A personal guarantee (PG) is a note signed by a loan guarantor – business owner, partner, investor or family member – that pledges personal assets as collateral in addition to the business assets. In the event of a loan default, this signed note gives the lender the right to pursue personal assets like homes, bank accounts and valuables, sometimes even before the business assets have been liquidated.

As many of your small business clients have either faced or will face the prospect of signing a PG, you can help them develop a negotiating strategy. Areas you can help walk them through include the amount of personal risk they’re willing or able to take on, or the implications of signing a PG if they’re a partnership situation.

In that vein, here are some practical steps you can share with small business clients who have been told they’ll have to sign a PG:

Know what you’re signing. The terms of a PG can vary widely. In many instances, they allow lenders to pursue personal assets even if there isn’t an in outright default. Circumstances that could permit this include a technical default, additional borrowings, sale of assets, death or incapacitation. Some PGs even allow the lender to pursue additional collateral on demand if they believe the loan to be under-secured.
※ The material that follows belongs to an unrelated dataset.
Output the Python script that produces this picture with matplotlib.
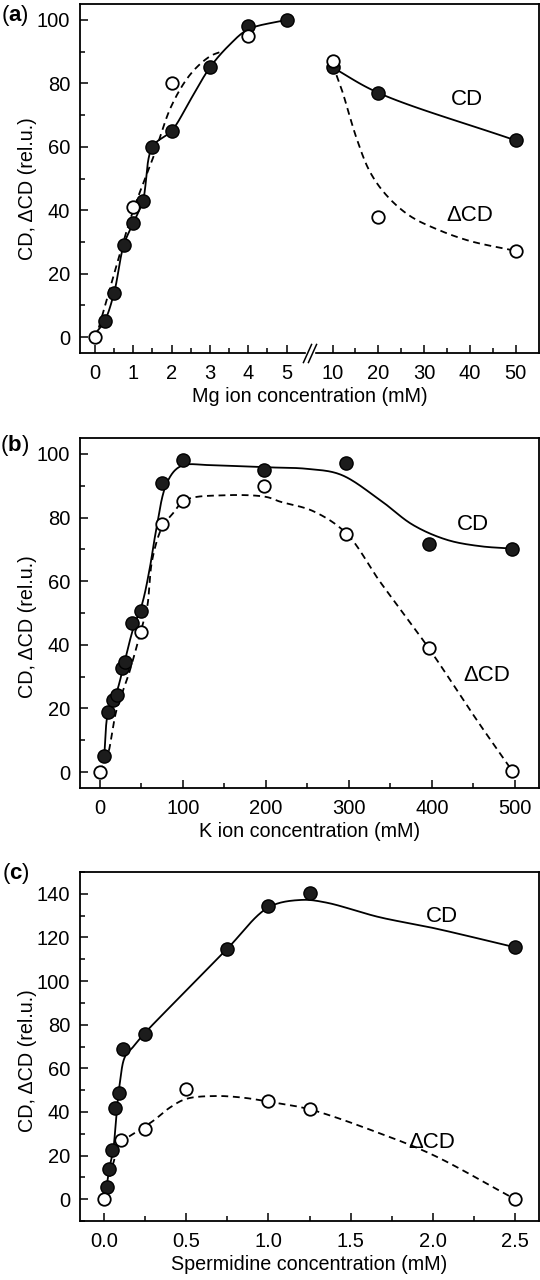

Another misconception about PGs is that incorporation affords legal protection against a lender pursuing personal assets. In fact, signing the PG pierces the “corporate veil” and allows personal assets to be seized. 

Know who you are signing with. When there are multiple partners involved, they often sign a “joint and several” PG agreement. While the logical conclusion is that this spreads risk out among the partners, in fact the lender is free to pursue whichever partners it wants – which generally means going after the ones with the most liquid assets first. This can lead to the difficult situation of having partners pursuing relief from the others on their own, as they’re often friends or relatives.

Define your terms in advance. These are important factors for your client to consider before pursuing the PG, which you as a trusted advisor can review with them. They should know the answers before ever entering the bank to ask about a loan:

• Am I willing to pay a higher interest rate in exchange for no PG or a limited PG?
• Would I consider borrowing less money?
• Would I be willing to put up a higher compensating balance for the money borrowed (which really translates into a higher interest rate)?
• Would I consider a shorter maturity date on the loan (after accounting for the added risk of higher monthly payments)?

Know what level of risk you can accept. Before approaching the bank, your client needs to determine their threshold of acceptable risk, both on a business and personal level. To do this they need to calculate the assets necessary to satisfy the PG should it be called, keeping in mind the fact that the assets of a challenged business will be worth much less than book value.

This is a particular area where you as a financial advisor can add value to your client. Help them evaluate the business’s liquidation value, taking into account any existing liens and the priority of repayment in case of bankruptcy.